My Mother always said I was a water baby. She told me that she would throw me into mother and baby swimming classes and wait to see if I could swim, my little bald baby head would always emerge like a buoyancy aid, it all sounds rather dramatic but its what they did in the 90’s and apparently babies can swim really well,  it comes naturally.

Mother and I are making a regular habit of swimming. Sticking to our schedule for a once a week mother and daughter swim club at our Olympic sized swimming pool just out of town. It is perfect, big and new, making the water look even more driveable and in a location where we won’t bump into anyone we know in an attempt to re-invent ourselves as Olympic hopefuls.

It took a bit of adjusting to the whole swimming business, I used to swim lots as a child having lessons where we would have to swim to the deepest part of the pool and pick a brick up, that brick was no object for me, thanks to mum throwing me in I would always surface pretty quickly. Recently I haven’t had the opportunity to swim so my first week at this new pool was a shock to the system. What is the pool protocol? After the compulsory warm shower we climb down into the pool, the contrast of temperatures hits me, the pool is cool and surprising after that nice warm compulsory shower. I start to sneeze, which is always questionable in the pool, as my body adjusts to the temperature my eyes adjusted to the bright white lights, beaming down lighting up the tempting blue water. After the sneezing outburst I settle into the water, feeling streamlined like a fish I start pretending to be in competition with my neighbours in the next lane, there is even a spectator stand with, spectators staring. This pool couldn’t be better if it tried. This week I even wore goggles, things are looking serious now.

Kids can use the pool, which is a major dilemma especially when one child decides he wants to splash everyone that passes him, the grown-ups of the pool huff and puff at the child’s naivety of the pool protocol.  At least I have my goggles on, I gave him a mean scowl, as much as I could with bug eyed goggles on, regardless he carried on and I took to a new lane.

I was getting used to inhaling an exhaling between strokes and then slowly my goggles began to fill up, is this meant to happen, it says they were water tight? I hadn’t prepared for the effects of them not being water tight and now my eyes stinging with the chlorine, a fuzz appears over them and my vision is impaired. I got to the safety of the side of the pool, my mum was waiting for me I told her of my dilemma whilst removing the dishonest goggles. She stared, looking a little concerned.
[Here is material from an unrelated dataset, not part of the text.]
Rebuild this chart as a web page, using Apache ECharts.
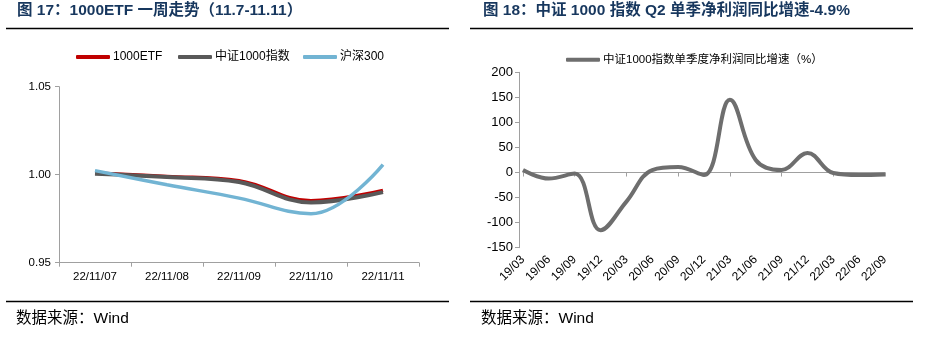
<!DOCTYPE html>
<html><head><meta charset="utf-8">
<script src="https://cdn.jsdelivr.net/npm/echarts@6/dist/echarts.min.js"></script>
<style>html,body{margin:0;padding:0;background:#fff}#c{width:942px;height:343px}</style>
</head><body><div id="c"></div>
<script>
// Left chart data
var dates = ['22/11/07','22/11/08','22/11/09','22/11/10','22/11/11'];
var etf1000 = [1.001, 0.999, 0.9966, 0.9852, 0.9911];
var csi1000 = [1.0006, 0.9987, 0.9958, 0.9842, 0.9901];
var hs300 = [1.0023, 0.9943, 0.9867, 0.9778, 1.0057];
var leftYTicks = [0.95, 1.00, 1.05];
// Right chart data
var quarters = ['19/03','19/06','19/09','19/12','20/03','20/06','20/09','20/12','21/03','21/06','21/09','21/12','22/03','22/06','22/09'];
var profitGrowth = [5, -12, -2, -115, -58, 5, 11, -5, 145, 25, 5, 39, -1, -5, -4];
var rightYTicks = [-150, -100, -50, 0, 50, 100, 150, 200];

var chart = echarts.init(document.getElementById('c'), null, {renderer: 'canvas'});
var lat = 'Liberation Sans, Arial, Noto Sans CJK SC, sans-serif';
var cjk = 'Liberation Sans, Noto Sans CJK SC, sans-serif';
var axisCol = '#a0a0a0';
var titleCol = '#17375E';

function legendAt(name, x, y, fs) {
  return {
    data: [name], left: x, top: y, itemWidth: 34, itemHeight: 4, icon: 'roundRect',
    itemGap: 3, padding: 0,
    textStyle: {fontFamily: cjk, fontSize: fs || 12, color: '#000', padding: [0,0,0,-2]}
  };
}

var option = {
  animation: false,
  backgroundColor: '#fff',
  legend: [
    legendAt('1000ETF', 76, 51),
    legendAt('中证1000指数', 178, 51),
    legendAt('沪深300', 303, 51),
    legendAt('中证1000指数单季度净利润同比增速（%）', 566, 54, 11.5)
  ],
  grid: [
    {left: 59, top: 86.7, width: 360, height: 176},
    {left: 523, top: 72.3, width: 362, height: 175.4}
  ],
  xAxis: [
    {
      gridIndex: 0, type: 'category', data: dates, boundaryGap: true,
      axisLine: {lineStyle: {color: axisCol, width: 1}},
      axisTick: {show: true, length: 4, lineStyle: {color: axisCol}},
      axisLabel: {fontFamily: lat, fontSize: 11.5, color: '#000', margin: 8}
    },
    {
      gridIndex: 1, type: 'category', data: quarters, boundaryGap: false,
      position: 'bottom',
      axisLine: {show: false, onZero: false},
      axisTick: {show: false},
      axisLabel: {fontFamily: lat, fontSize: 12, color: '#000', rotate: 45, margin: 10, interval: 0}
    },
    {
      gridIndex: 1, type: 'category', data: quarters, boundaryGap: false,
      position: 'bottom',
      axisLine: {show: true, onZero: true, lineStyle: {color: axisCol, width: 1}},
      axisTick: {show: true, length: 4, lineStyle: {color: axisCol}},
      axisLabel: {show: false}
    }
  ],
  yAxis: [
    {
      gridIndex: 0, type: 'value', min: leftYTicks[0], max: leftYTicks[leftYTicks.length-1], interval: 0.05,
      axisLine: {show: true, lineStyle: {color: axisCol, width: 1}},
      axisTick: {show: true, length: 4, lineStyle: {color: axisCol}},
      splitLine: {show: false},
      axisLabel: {fontFamily: lat, fontSize: 11.5, color: '#000', margin: 8,
        formatter: function(v){ return v.toFixed(2); }}
    },
    {
      gridIndex: 1, type: 'value', min: rightYTicks[0], max: rightYTicks[rightYTicks.length-1], interval: 50,
      offset: 4,
      axisLine: {show: true, lineStyle: {color: axisCol, width: 1}},
      axisTick: {show: true, length: 4, lineStyle: {color: axisCol}},
      splitLine: {show: false},
      axisLabel: {fontFamily: lat, fontSize: 13, color: '#000', margin: 6}
    }
  ],
  series: [
    {name: '1000ETF', type: 'line', xAxisIndex: 0, yAxisIndex: 0, data: etf1000, smooth: 0.4,
      showSymbol: false, itemStyle: {color: '#C00000'}, lineStyle: {color: '#C00000', width: 3.5}, z: 2},
    {name: '中证1000指数', type: 'line', xAxisIndex: 0, yAxisIndex: 0, data: csi1000, smooth: 0.4,
      showSymbol: false, itemStyle: {color: '#595959'}, lineStyle: {color: '#595959', width: 4}, z: 3},
    {name: '沪深300', type: 'line', xAxisIndex: 0, yAxisIndex: 0, data: hs300, smooth: 0.4,
      showSymbol: false, itemStyle: {color: '#72B4D3'}, lineStyle: {color: '#72B4D3', width: 3.5}, z: 4},
    {name: '中证1000指数单季度净利润同比增速（%）', type: 'line', xAxisIndex: 1, yAxisIndex: 1, data: profitGrowth, smooth: 0.4,
      showSymbol: false, itemStyle: {color: '#6E6E6E'}, lineStyle: {color: '#6E6E6E', width: 4}, z: 3}
  ],
  graphic: [
    {type: 'text', left: 17, top: 3, style: {text: '图 17：1000ETF 一周走势（11.7-11.11）', font: 'bold 15.5px ' + cjk, fill: titleCol}},
    {type: 'text', left: 483, top: 3, style: {text: '图 18：中证 1000 指数 Q2 单季净利润同比增速-4.9%', font: 'bold 15.5px ' + cjk, fill: titleCol}},
    {type: 'line', shape: {x1: 6, y1: 28.5, x2: 449, y2: 28.5}, style: {stroke: '#000', lineWidth: 1.5}},
    {type: 'line', shape: {x1: 470, y1: 28.5, x2: 913, y2: 28.5}, style: {stroke: '#000', lineWidth: 1.5}},
    {type: 'line', shape: {x1: 6, y1: 301.5, x2: 449, y2: 301.5}, style: {stroke: '#000', lineWidth: 1.5}},
    {type: 'line', shape: {x1: 470, y1: 301.5, x2: 913, y2: 301.5}, style: {stroke: '#000', lineWidth: 1.5}},
    {type: 'text', left: 16, top: 311, style: {text: '数据来源：Wind', font: '15.5px ' + cjk, fill: '#000'}},
    {type: 'text', left: 481, top: 311, style: {text: '数据来源：Wind', font: '15.5px ' + cjk, fill: '#000'}}
  ]
};
chart.setOption(option);
</script>
</body></html>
Trusting the goggles would keep my eyes dry I didn’t take of the remainder of the days black mascara, what a faux pas, what a no –no, I don’t think Olympians ever face this problem. My stained black eyes illuminated by the fluorescent white bright lights.
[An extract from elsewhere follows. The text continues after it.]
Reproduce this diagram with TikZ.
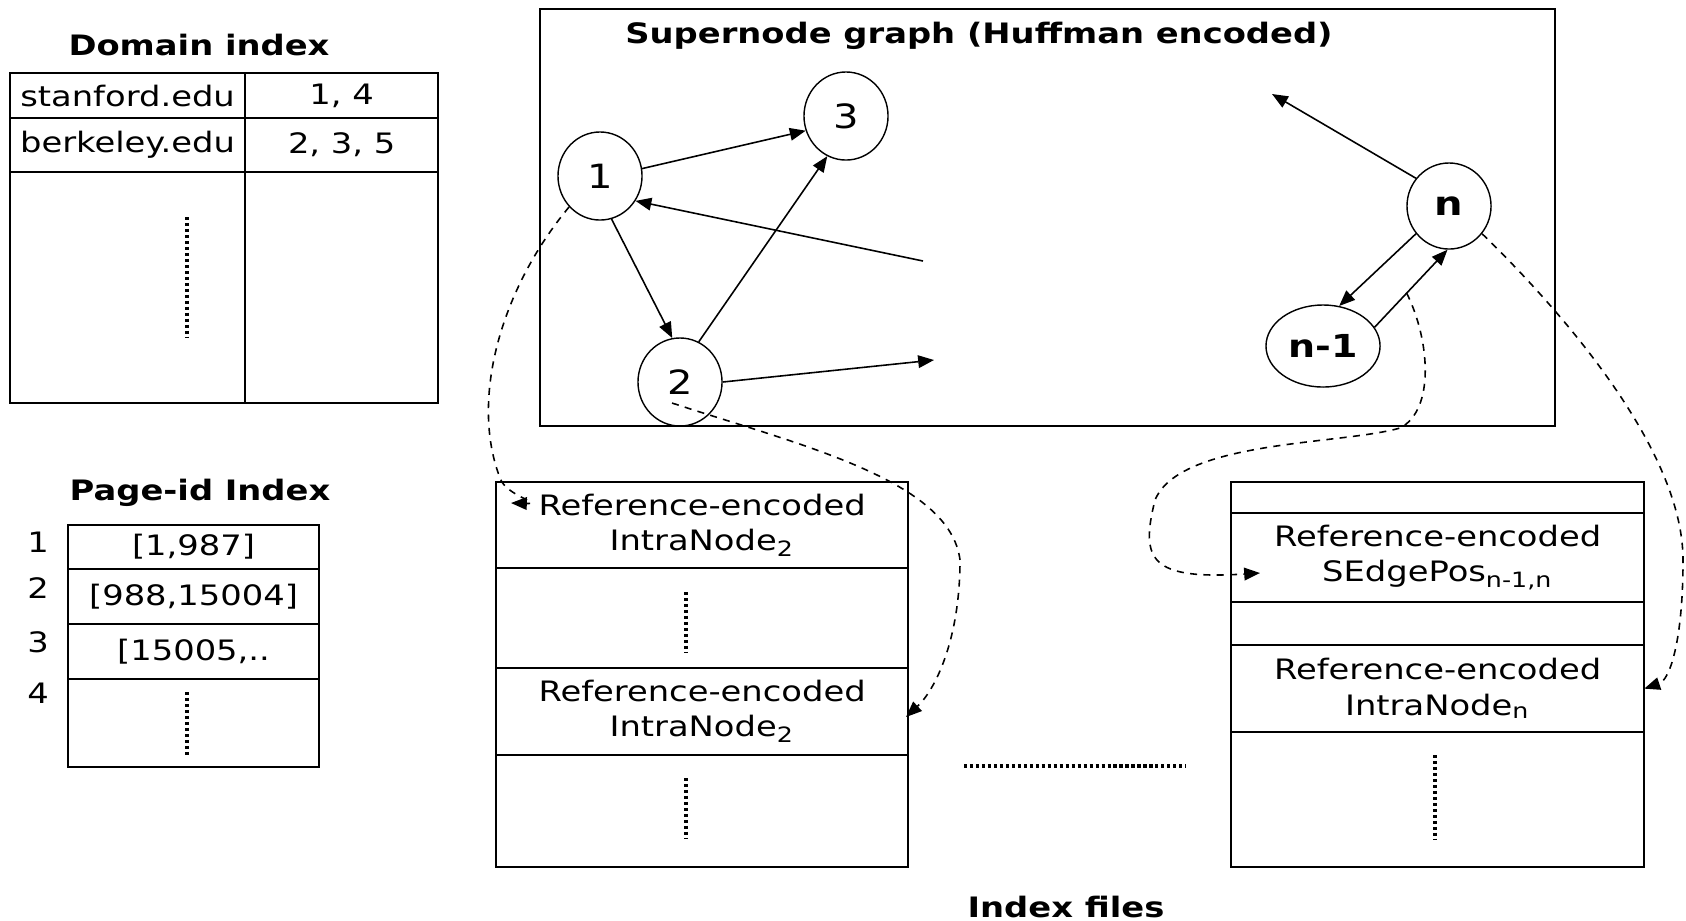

I’ve always loved swimming, its therapeutic and stress relieving qualities make it a favourite hobby of mine. I like that you don’t have to worry about your hair or clothes, you are submerged, released from any anxieties or worries. I don’t find it strenuous or do I need convincing to swim after a tiring day at work. Just pop my bathing suit on and jump right in. I just need to remember to take my mascara off next time, try not to sneeze and look out for the splashing child, I don’t have any goggles now so I need to be careful.

What is your pool protocol? Do you have to remember to take your eye make-up off? Or do you forget the ‘No Diving’ ‘No Splashing’ rules?